The nearly decade-long ascent in the price of gold has been accompanied by an unprecedented display of passions regarding this unique yellow metal. All conceivable aspects of gold’s trading patterns, as well as its current and future functions in the economic and monetary system of the world, have been scrutinized and hotly contested. The global financial crises in recent years have furthered the extremism manifested in such discussions.
Sadly, much of what has been debated has only served to confuse the investing public and divert its attention from the metal’s underlying fundamentals. The mantra of the recent period has been uniquely a price and performance-oriented one. As a result, we find ourselves in an arena where bold assertions of $5,000 and $10,000 gold being “just around the corner” are routinely made. There is perhaps one number that might actually be worth pondering, and that is that all of the world’s above-ground gold stockpile amounts to only 0.6% of global wealth, which is not exactly a cure-all for what ails the planet’s economies today — not by a long shot.

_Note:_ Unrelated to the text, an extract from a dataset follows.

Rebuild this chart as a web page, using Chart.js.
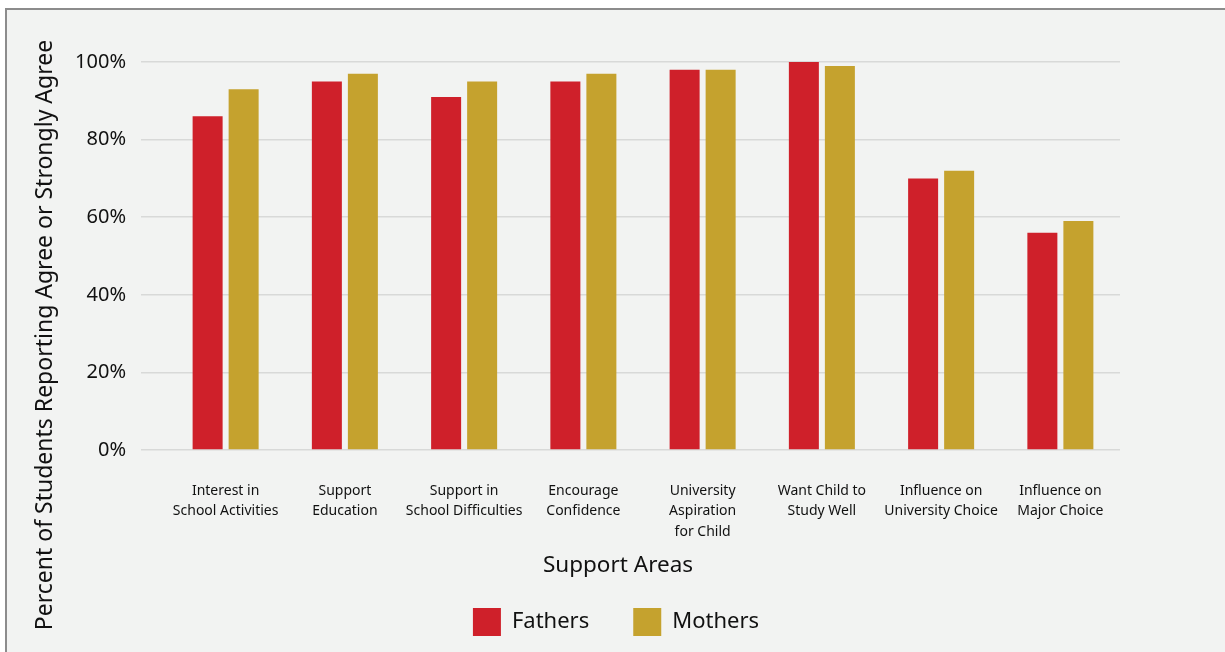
<!DOCTYPE html>
<html>
<head>
<meta charset="utf-8">
<script src="https://cdn.jsdelivr.net/npm/chart.js@4"></script>
<style>
  body { margin: 0; background: #fff; }
  #panel {
    position: absolute; left: 5px; top: 8px;
    width: 1220px; height: 644px;
    background: #f2f3f2;
    border-top: 2px solid #8c8c8c;
    border-left: 2px solid #8c8c8c;
  }
  #wrap { width: 1218px; height: 642px; }
</style>
</head>
<body>
<div id="panel"><div id="wrap"><canvas id="chart"></canvas></div></div>
<script>
const categories = [
  ["Interest in", "School Activities"],
  ["Support", "Education"],
  ["Support in", "School Difficulties"],
  ["Encourage", "Confidence"],
  ["University", "Aspiration", "for Child"],
  ["Want Child to", "Study Well"],
  ["Influence on", "University Choice"],
  ["Influence on", "Major Choice"]
];
const fathers = [86, 95, 91, 95, 98, 100, 70, 56];
const mothers = [93, 97, 95, 97, 98, 99, 72, 59];
const yTicks = [0, 20, 40, 60, 80, 100];

const yTitle = "Percent of Students Reporting Agree or Strongly Agree";
const xTitle = "Support Areas";
const FONT = "'Noto Sans', sans-serif";

// axis titles are centred on the whole figure, not on the plot area
const titlesPlugin = {
  id: "figureTitles",
  afterDraw(chart) {
    const ctx = chart.ctx;
    ctx.save();
    ctx.fillStyle = "#111";
    ctx.textAlign = "center";
    ctx.textBaseline = "middle";
    ctx.font = "22.5px " + FONT;
    ctx.fillText(xTitle, chart.width / 2 + 2, 556);
    ctx.font = "23px " + FONT;
    ctx.translate(38, chart.height / 2 + 4);
    ctx.rotate(-Math.PI / 2);
    ctx.fillText(yTitle, 0, 0);
    ctx.restore();
  }
};

new Chart(document.getElementById("chart").getContext("2d"), {
  type: "bar",
  data: {
    labels: categories,
    datasets: [
      {
        label: "Fathers",
        data: fathers,
        backgroundColor: "#cf202a",
        categoryPercentage: 0.604,
        barPercentage: 0.833
      },
      {
        label: "Mothers",
        data: mothers,
        backgroundColor: "#c5a22e",
        categoryPercentage: 0.604,
        barPercentage: 0.833
      }
    ]
  },
  options: {
    responsive: true,
    maintainAspectRatio: false,
    animation: false,
    layout: { padding: { top: 52, bottom: 6, left: 0, right: 0 } },
    plugins: {
      tooltip: { enabled: false },
      legend: {
        position: "bottom",
        labels: {
          boxWidth: 28,
          boxHeight: 28,
          padding: 44,
          color: "#111",
          font: { family: FONT, size: 22 }
        }
      }
    },
    scales: {
      x: {
        afterFit(scale) { scale.height = 114; },
        grid: { display: false, drawTicks: false },
        border: { display: false },
        ticks: {
          padding: 31,
          color: "#111",
          maxRotation: 0,
          autoSkip: false,
          font: { family: FONT, size: 14, lineHeight: 1.45 }
        }
      },
      y: {
        min: 0,
        max: 100,
        afterFit(scale) { scale.width = 159; },
        afterBuildTicks(scale) { scale.ticks = yTicks.map(v => ({ value: v })); },
        grid: { color: "#d8d9d8", lineWidth: 1.5, tickLength: 25 },
        border: { display: false },
        ticks: {
          padding: 15,
          color: "#111",
          font: { family: FONT, size: 20 },
          callback: v => v + "%"
        }
      },
      y2: {
        position: "right",
        display: true,
        afterFit(scale) { scale.width = 105; },
        grid: { display: false, drawOnChartArea: false },
        border: { display: false },
        ticks: { display: false }
      }
    }
  },
  plugins: [titlesPlugin]
});
</script>
</body>
</html>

Many neophyte gold buyers embrace the view that the liquidity injections the financial system has witnessed since late 2007 will inevitably engender ultra-high inflation levels down the road. However, the answer to how much or how little inflation we actually will experience will be revealed in the approach that global central bankers employ as various economies recover. Their exit strategies will be the key to effectively countervailing potential inflationary pressures by the drainage of this excess of liquidity from the world’s economies.
In fact, many of the abstract questions being posed at the moment are focused on whether the world might fall into further deflation or a possible depression, or whether it veers off in the opposite direction and has to contend with a hyper-inflationary spiral. Few imagine that central bankers might be able to steer a middle course and successfully avoid either extreme outcome. Similar theoretical questions revolve around gold at this point, as well. Is this just the beginning of a sustained mega-rally in this market or the last gasp of a very old and tired gold bull market?
A closer look at the current state of the gold market’s fundamentals might be helpful in getting one back on the proverbial track and cutting through all the noise being made by alarmist hard money newsletters and book-talking, newly minted market gurus. This market, at this time, exhibits some serious flaws and imbalances that ought not to be ignored by would-be buyers all too eager to over allocate in the asset at the urging of their favorite newsletter writers.
According to the latest statistics published by the World Gold Council, mine supplies of gold experienced a 7% year-on-year gain in 2009, rising to 2,572 tons (see “Demanding cash for gold”). In 2008, we thought that the more than $40 billion in exploration expenditures that the mining community undertook since 2002 in the wake of rising gold prices would result in such an outcome. Last year’s mine supply additions came at a time when analysts within and outside the industry were seeing “peak gold” conditions. As it turned out, these could be some distant peaks they were seeing.